As the storytellers relives their experience of a maintenance delay, each group member listens intently while they focus on their assigned lens. After the storytellers finish, the group reflects what they heard, repeating back to the storytellers the important elements they learned.

Marc next asks each project member assigned to each lens to compare their notes with everyone else assigned that lens. All the narrative folks share the different narratives they heard, while all the folks who were listening for breakthrough moments compare theirs. Each team member shares the story they heard to the rest, looking for similarities and contrasts, and strong patterns emerge.

What comes from a Collective Story Harvest session is a deep, rich understanding of the problem. The Storytellers, after hearing what the team learned, report they also learned new things about their experiences. And the project influencers walk away with a much better understanding of the dimensions of the problem and how the independent systems interact (or don’t) when the edge condition occurs.

Storytelling: Unleashing the Power of Retrospection

We’re taught in User Research 101 that you should not listen to our users. That what our users say isn’t as important as what they do. That’s why we focus on observing their behavior.

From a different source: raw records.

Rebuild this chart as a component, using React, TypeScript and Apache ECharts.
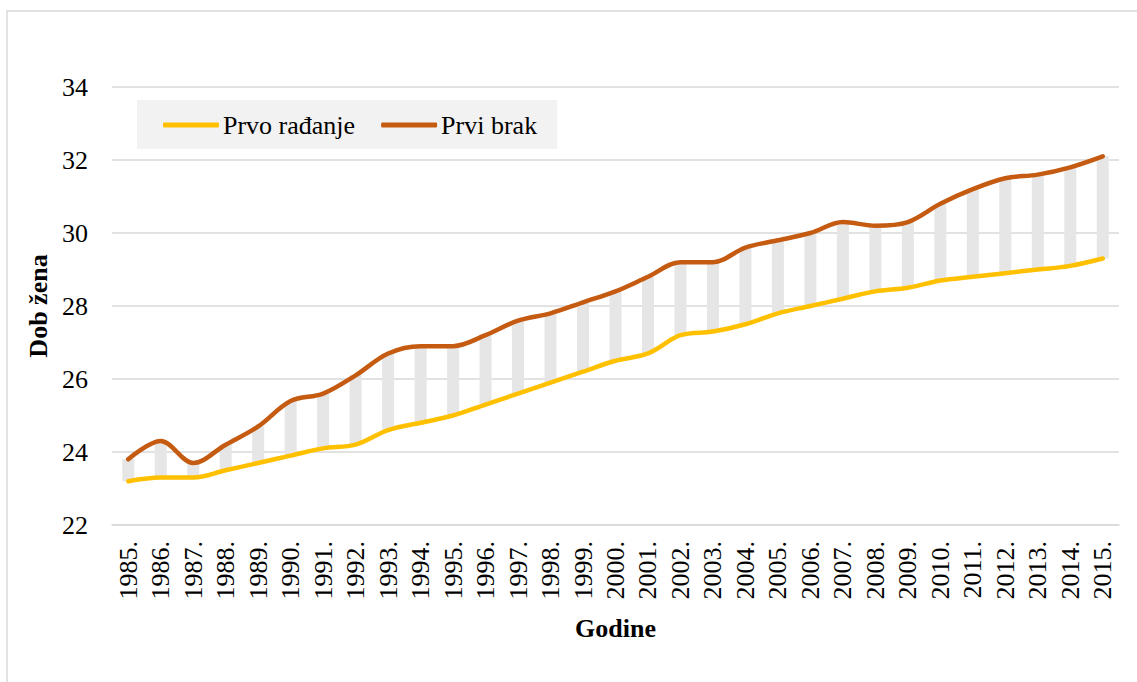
import React, { useEffect, useRef } from "react";
import * as echarts from "echarts";

const years = [
  "1985.", "1986.", "1987.", "1988.", "1989.", "1990.", "1991.", "1992.", "1993.", "1994.",
  "1995.", "1996.", "1997.", "1998.", "1999.", "2000.", "2001.", "2002.", "2003.", "2004.",
  "2005.", "2006.", "2007.", "2008.", "2009.", "2010.", "2011.", "2012.", "2013.", "2014.", "2015.",
];

const prvoRadjanje = [
  23.2, 23.3, 23.3, 23.5, 23.7, 23.9, 24.1, 24.2, 24.6, 24.8,
  25.0, 25.3, 25.6, 25.9, 26.2, 26.5, 26.7, 27.2, 27.3, 27.5,
  27.8, 28.0, 28.2, 28.4, 28.5, 28.7, 28.8, 28.9, 29.0, 29.1, 29.3,
];

const prviBrak = [
  23.8, 24.3, 23.7, 24.2, 24.7, 25.4, 25.6, 26.1, 26.7, 26.9,
  26.9, 27.2, 27.6, 27.8, 28.1, 28.4, 28.8, 29.2, 29.2, 29.6,
  29.8, 30.0, 30.3, 30.2, 30.3, 30.8, 31.2, 31.5, 31.6, 31.8, 32.1,
];

const yMin = 22;
const yMax = 34;
const yInterval = 2;

const FONT = "Times New Roman";

export default function App() {
  const ref = useRef<HTMLDivElement>(null);

  useEffect(() => {
    if (!ref.current) return;
    const chart = echarts.init(ref.current, undefined, { renderer: "svg" });
    const gap = prviBrak.map((v, i) => Math.round((v - prvoRadjanje[i]) * 100) / 100);

    chart.setOption({
      animation: false,
      backgroundColor: "#ffffff",
      textStyle: { fontFamily: FONT },
      graphic: [
        {
          type: "rect",
          shape: { x: 7, y: 11, width: 1200, height: 800 },
          style: { fill: "none", stroke: "#d9d9d9", lineWidth: 1.5 },
          silent: true,
        },
      ],
      grid: { left: 112, right: 18, top: 87, bottom: 157 },
      legend: {
        data: [
          { name: "Prvo rađanje", icon: "roundRect" },
          { name: "Prvi brak", icon: "roundRect" },
        ],
        left: 137,
        top: 100,
        orient: "horizontal",
        backgroundColor: "#f2f2f2",
        padding: [12, 20, 11, 26],
        itemGap: 26,
        itemWidth: 56,
        itemHeight: 5,
        textStyle: { fontFamily: FONT, fontSize: 26, color: "#000", padding: [0, 0, 0, -1] },
        selectedMode: false,
      },
      xAxis: {
        type: "category",
        data: years,
        boundaryGap: true,
        name: "Godine",
        nameLocation: "middle",
        nameGap: 90,
        nameTextStyle: { fontFamily: FONT, fontSize: 26, fontWeight: "bold", color: "#000" },
        axisLine: { show: true, lineStyle: { color: "#d9d9d9", width: 1.5 } },
        axisTick: { show: false },
        axisLabel: { rotate: 90, margin: 16, fontFamily: FONT, fontSize: 26, color: "#000", interval: 0 },
      },
      yAxis: {
        type: "value",
        min: yMin,
        max: yMax,
        interval: yInterval,
        name: "Dob žena",
        nameLocation: "middle",
        nameGap: 60,
        nameRotate: 90,
        nameTextStyle: { fontFamily: FONT, fontSize: 26, fontWeight: "bold", color: "#000" },
        axisLine: { show: false },
        axisTick: { show: false },
        axisLabel: { margin: 24, fontFamily: FONT, fontSize: 26, color: "#000" },
        splitLine: { lineStyle: { color: "#d9d9d9", width: 1.5 } },
      },
      series: [
        {
          name: "base",
          type: "bar",
          stack: "gap",
          data: prvoRadjanje,
          barWidth: 12,
          itemStyle: { color: "rgba(0,0,0,0)" },
          silent: true,
          z: 1,
        },
        {
          name: "razlika",
          type: "bar",
          stack: "gap",
          data: gap,
          barWidth: 12,
          itemStyle: { color: "#e6e6e6" },
          silent: true,
          z: 1,
        },
        {
          name: "Prvo rađanje",
          type: "line",
          data: prvoRadjanje,
          smooth: 0.35,
          showSymbol: false,
          symbol: "none",
          lineStyle: { color: "#ffc000", width: 4.5, cap: "round" },
          itemStyle: { color: "#ffc000" },
          z: 3,
        },
        {
          name: "Prvi brak",
          type: "line",
          data: prviBrak,
          smooth: 0.35,
          showSymbol: false,
          symbol: "none",
          lineStyle: { color: "#c55a11", width: 4.5, cap: "round" },
          itemStyle: { color: "#c55a11" },
          z: 3,
        },
      ],
    });

    return () => chart.dispose();
  }, []);

  return (
    <div
      ref={ref}
      style={{ position: "fixed", left: 0, top: 0, width: 1137, height: 682, background: "#fff" }}
    />
  );
}
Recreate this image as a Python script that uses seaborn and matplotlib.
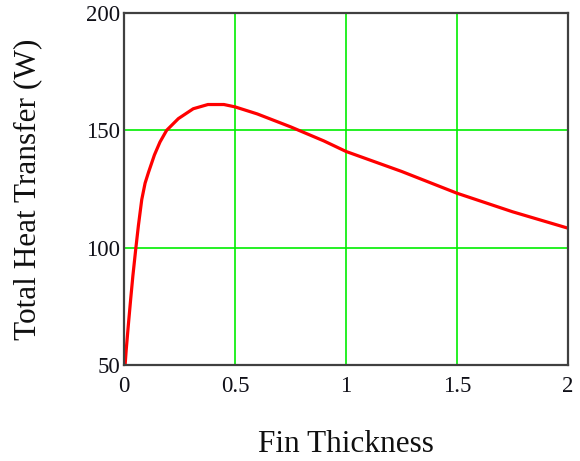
import pandas as pd
import seaborn as sns
import matplotlib.pyplot as plt

# Values
thickness = [0.005, 0.010, 0.020, 0.030, 0.040, 0.053, 0.065, 0.080, 0.095, 0.110,
             0.137, 0.162, 0.192, 0.245, 0.312, 0.378, 0.45, 0.5, 0.6, 0.75,
             0.9, 1.0, 1.25, 1.5, 1.75, 2.0]
heat = [50.0, 56.5, 67.5, 78.0, 88.0, 99.5, 109.5, 120.5, 127.5, 132.0,
        139.5, 145.0, 150.0, 155.0, 159.2, 161.0, 161.0, 160.0, 157.0, 151.5,
        145.5, 141.0, 132.5, 123.2, 115.3, 108.3]

xticks = [0, 0.5, 1, 1.5, 2]
xtick_labels = ["0", "0.5", "1", "1.5", "2"]
yticks = [50, 100, 150, 200]

df = pd.DataFrame({"Fin Thickness": thickness, "Q": heat})

sns.set_style("white")
plt.rcParams["font.family"] = ["Liberation Serif", "DejaVu Serif"]

fig = plt.figure(figsize=(5.8, 4.61), dpi=100)
ax = fig.add_axes([124 / 580, 96 / 461, 444 / 580, 352 / 461])

sns.lineplot(data=df, x="Fin Thickness", y="Q", color="#ff0000", linewidth=2.3, ax=ax)

ax.set_xlim(0, 2)
ax.set_ylim(50, 200)
ax.set_xticks(xticks)
ax.set_xticklabels(xtick_labels)
ax.set_yticks(yticks)
ax.grid(True, color="#00ee00", linewidth=1.2)
ax.set_axisbelow(True)
ax.tick_params(length=0, labelsize=16.5, colors="#101018")
ax.tick_params(axis="x", pad=8)
ax.tick_params(axis="y", pad=3)
for s in ax.spines.values():
    s.set_color("#404040")
    s.set_linewidth(1.6)

ax.set_xlabel("Fin Thickness", fontsize=22.5, labelpad=24, color="#101010")
ax.set_ylabel("Total Heat Transfer (W)", fontsize=22.5, labelpad=31, color="#101010")

fig.savefig("out.png", dpi=100)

Yet, when dealing with edge conditions, our observations won’t work. This is why techniques like Collective Story Harvest are so important. (And there’s a bunch of techniques that are just like a Collective Story Harvest.)

These techniques don’t ask the users to solve the problem. Instead, the techniques use the power of story to take apart what makes these problem complicated. By asking a storyteller to relive a difficult experience, you hear it through their point of view.

It’s when we compare the points of view of different storytellers that we start to see the patterns. When we ask people to reflect on what has happened, and apply different lenses while we listen, we create an environment of retrospection that’s very rich. From that environment emerges the details, subtleties, and nuances that will help us come to a shared understanding of the problems we’re trying solve.

We’re not asking our participants to tell us what to build. We’re integrating the stories they tell of their experiences into our collective understanding of the problem. We’re on our way to loving the problem more than we can ever love the solution.

Published here on December 2, 2015.